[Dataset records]
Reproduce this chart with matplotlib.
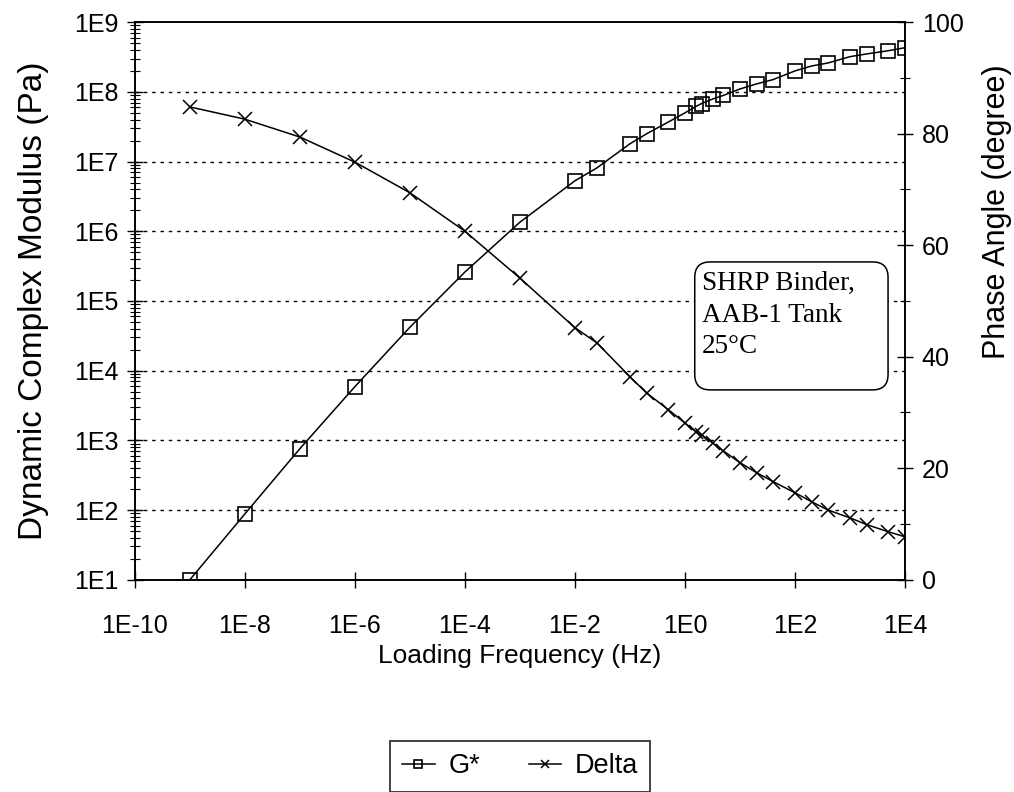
import numpy as np
import matplotlib.pyplot as plt
from matplotlib.patches import FancyBboxPatch
from matplotlib.ticker import FixedLocator, LogLocator, NullFormatter, MultipleLocator

plt.rcParams['font.family'] = ['Liberation Sans', 'DejaVu Sans']

# loading frequency (Hz)
freq = [1e-9, 1e-8, 1e-7, 1e-6, 1e-5, 1e-4, 1e-3,
        1e-2, 2.5e-2, 1e-1, 2e-1, 5e-1, 1.0, 1.6, 2.0, 3.2, 5.0,
        10, 20, 40, 100, 200, 400, 1000, 2000, 5000, 1e4]
# dynamic complex modulus G* (Pa)
g_star = [10, 88, 760, 5900, 42000, 2.6e5, 1.35e6,
          5.3e6, 8.1e6, 1.8e7, 2.5e7, 3.7e7, 5.0e7, 6.2e7, 6.8e7, 7.9e7, 8.9e7,
          1.1e8, 1.3e8, 1.5e8, 2.0e8, 2.35e8, 2.6e8, 3.2e8, 3.5e8, 3.9e8, 4.3e8]
# phase angle delta (degree)
delta = [84.8, 82.6, 79.4, 74.9, 69.4, 62.5, 54.1,
         45.2, 42.5, 36.4, 33.5, 30.5, 28.1, 26.5, 26.0, 24.5, 23.1,
         21.0, 19.2, 17.6, 15.6, 14.0, 12.5, 11.1, 9.9, 8.6, 7.7]

x_ticks = [1e-10, 1e-8, 1e-6, 1e-4, 1e-2, 1e0, 1e2, 1e4]
x_labels = ['1E-10', '1E-8', '1E-6', '1E-4', '1E-2', '1E0', '1E2', '1E4']
y_ticks = [1e1, 1e2, 1e3, 1e4, 1e5, 1e6, 1e7, 1e8, 1e9]
y_labels = ['1E1', '1E2', '1E3', '1E4', '1E5', '1E6', '1E7', '1E8', '1E9']

fig = plt.figure(figsize=(10.14, 7.92), dpi=100)
ax = fig.add_axes([0.133, 0.268, 0.7595, 0.704])
ax2 = ax.twinx()

l1, = ax.plot(freq, g_star, color='black', lw=1.1, marker='s', markersize=10,
              markerfacecolor='none', markeredgecolor='black', markeredgewidth=1.2,
              label='G*')
l2, = ax2.plot(freq, delta, color='black', lw=1.1, marker='x', markersize=10,
               markeredgewidth=1.1, label='Delta')

ax.set_xscale('log')
ax.set_yscale('log')
ax.set_xlim(1e-10, 1e4)
ax.set_ylim(1e1, 1e9)
ax2.set_ylim(0, 100)

ax.xaxis.set_major_locator(FixedLocator(x_ticks))
ax.set_xticklabels(x_labels)
ax.xaxis.set_minor_locator(FixedLocator([]))
ax.yaxis.set_major_locator(FixedLocator(y_ticks))
ax.set_yticklabels(y_labels)
ax.yaxis.set_minor_locator(LogLocator(base=10, subs=np.arange(2, 10), numticks=20))
ax.yaxis.set_minor_formatter(NullFormatter())

ax2.yaxis.set_major_locator(MultipleLocator(20))
ax2.yaxis.set_minor_locator(MultipleLocator(10))

for a in (ax, ax2):
    a.tick_params(which='major', direction='inout', length=12, width=1, labelsize=18, pad=6)
    a.tick_params(which='minor', direction='inout', length=7, width=0.8)
    for s in a.spines.values():
        s.set_linewidth(1.2)
ax.tick_params(axis='x', pad=19)

# dotted horizontal grid at each decade
for yv in y_ticks[1:-1]:
    ax.axhline(yv, color='black', lw=1.0, ls=(0, (2.5, 3.5)), zorder=0)

ax.set_xlabel('Loading Frequency (Hz)', fontsize=19, labelpad=4)
ax.set_ylabel('Dynamic Complex Modulus (Pa)', fontsize=24)
ax.yaxis.set_label_coords(-0.112, 0.5)
ax2.set_ylabel('Phase Angle (degree)', fontsize=22)
ax2.yaxis.set_label_coords(1.1, 0.66)

# annotation box
box = FancyBboxPatch((0.727, 0.3405), 0.251, 0.2295,
                     boxstyle='round,pad=0,rounding_size=0.02',
                     mutation_aspect=770 / 558, transform=ax.transAxes,
                     facecolor='white', edgecolor='black', linewidth=1.1, zorder=5)
ax2.add_patch(box)
ax2.text(0.736, 0.554, 'SHRP Binder,\nAAB-1 Tank\n25°C', transform=ax.transAxes,
         fontsize=19.5, family='Liberation Serif', va='top', ha='left',
         linespacing=1.35, zorder=6)

leg = fig.legend([l1, l2], ['G*', 'Delta'], loc='upper center',
                 bbox_to_anchor=(0.513, 0.064), ncol=2, fontsize=19.5, frameon=True,
                 fancybox=False, edgecolor='black', markerscale=0.6,
                 handlelength=1.2, handletextpad=0.5, columnspacing=1.8,
                 borderpad=0.45, borderaxespad=0)
leg.get_frame().set_linewidth(1.3)

fig.savefig('out.png', dpi=100)
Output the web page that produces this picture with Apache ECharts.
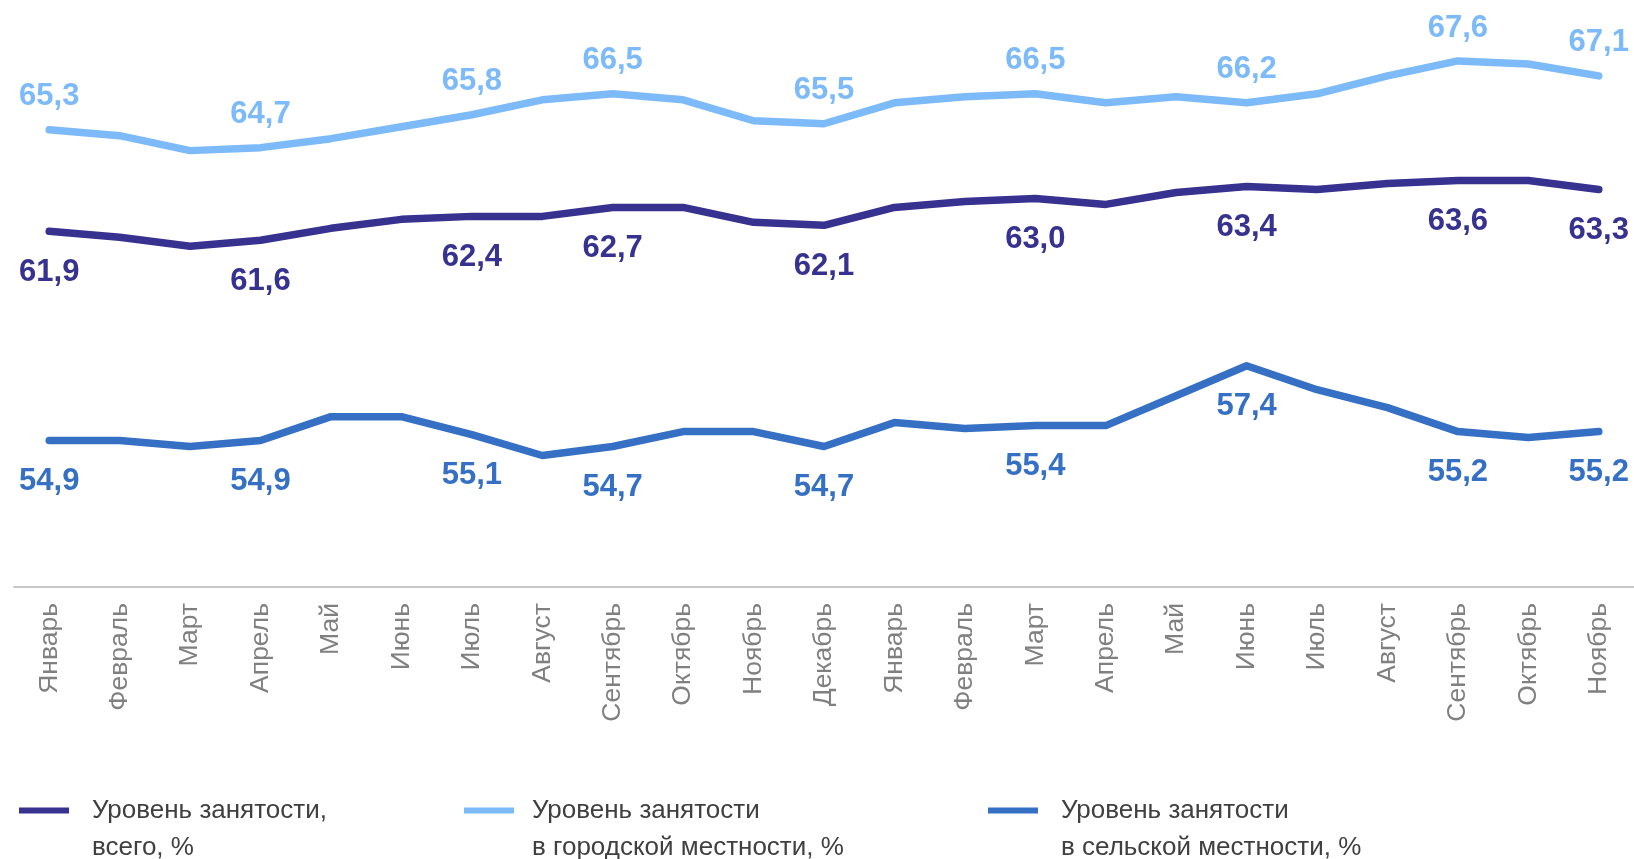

#### WHAT YOU WILL DO
All lines from the start of the entries above through the line containing "plt.rcParams['font.family'] = ['Liberation" are to be given again exactly; the pictures are not.

#### RESPONSE TO THIS TASK
Reproduce this chart with matplotlib.
import numpy as np
import matplotlib.pyplot as plt
from matplotlib.patches import FancyBboxPatch
from matplotlib.ticker import FixedLocator, LogLocator, NullFormatter, MultipleLocator

plt.rcParams['font.family'] = ['Liberation Sans', 'DejaVu Sans']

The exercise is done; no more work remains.